Women as Bartenders: An Anniversary

On this date in 1970, the Supreme Court decided Paterson Tavern & Grill Owners Ass’n v. Hawthorne, 57 N.J. 180 (1970). The issue in the case was whether an ordinance of the Borough of Hawthorne that forbade licensed taverns in the Borough from employing women as bartenders (with exceptions for women licensees who tended their own bars, or wives of male licensees) was valid. The ordinance had been adopted pursuant to the Borough’s police powers. The Appellate Division upheld that aspect of the ordinance at issue, which in that court and at the trial level also prohibited certain other employments. Only the issue of women as bartenders was presented to the Supreme Court.
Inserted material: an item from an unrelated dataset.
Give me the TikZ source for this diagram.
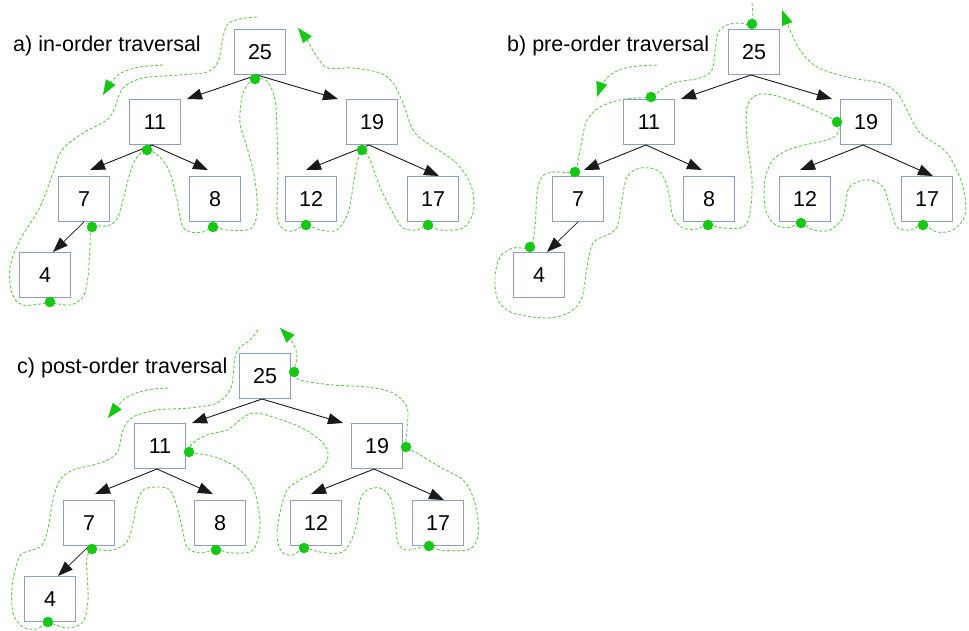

In a unanimous opinion by Justice Jacobs, the Supreme Court reversed the Appellate Division and invalidated the ordinance. Justice Jacobs noted that “early cases displayed no hesitancy in sustaining prohibitions against female bartenders as reasonable and constitutional exercises of the police power,” citing two 1902 New Jersey cases. “But they arose in a different social and moral climate when judges, along with others, entertained Victorian ideas as to women and their proper place in the scheme of things.” Justice Jacobs cited the famous words of Justice Bradley in Bradwell v. Illinois, 21 L. Ed. 442 (1873), that a woman’s “natural ‘timidity and delicacy’ unfitted her for most civil occupations, that she properly belonged in the ‘domestic sphere,’ that her paramount mission was to fulfill ‘the noble and benign offices of wife and mother,’ that her pursuit of an independent career would be inimical to family harmony, and that the rules of law should be adapted accordingly.”

In 1948, Justice Jacobs went on to say, the Supreme Court of the United States upheld comparable restrictions in Goesaert v. Cleary, 335 U.S. 464 (1948), over a three-Justice dissent. That ruling was made even though “by the mid-twentieth century, startling changes had occurred in the social and legal rights of women and in society’s overall treatment of sexuality.”

But our Supreme Court in its 1970 decision declined to follow Goesaert, a ruling that “ha[d] been the subject of academic criticism” and “ha[d] been the subject of increasing limitation.” Justice Jacobs concluded that “in the light of current customs and mores, the municipal restriction against female bartending may no longer fairly be viewed as a necessary and reasonable exercise of the police power; it must therefore be stricken.”

The Court explained that “Hawthorne’s prohibition of female bartenders is unreasonable and goes beyond any public need. It is blanket in nature and seeks to exclude female bartenders, no matter how individually qualified, from all licensed establishments, no matter how suitably conducted. While the law may look to the past for the lessons it teaches, it must be geared to the present and towards the future if it is to serve the people in just and proper fashion. In the current climate the law may not tolerate blanket municipal bartending exclusions grounded solely on sex.”

It seems incredible now that, within living memory of many of us, there were laws that women could not be bartenders. As with many of its decisions in the same era as this one, our Supreme Court was fprward-looking. This opinion has not been cited often, but it is an important one in the larger picture of the way that the law treats women.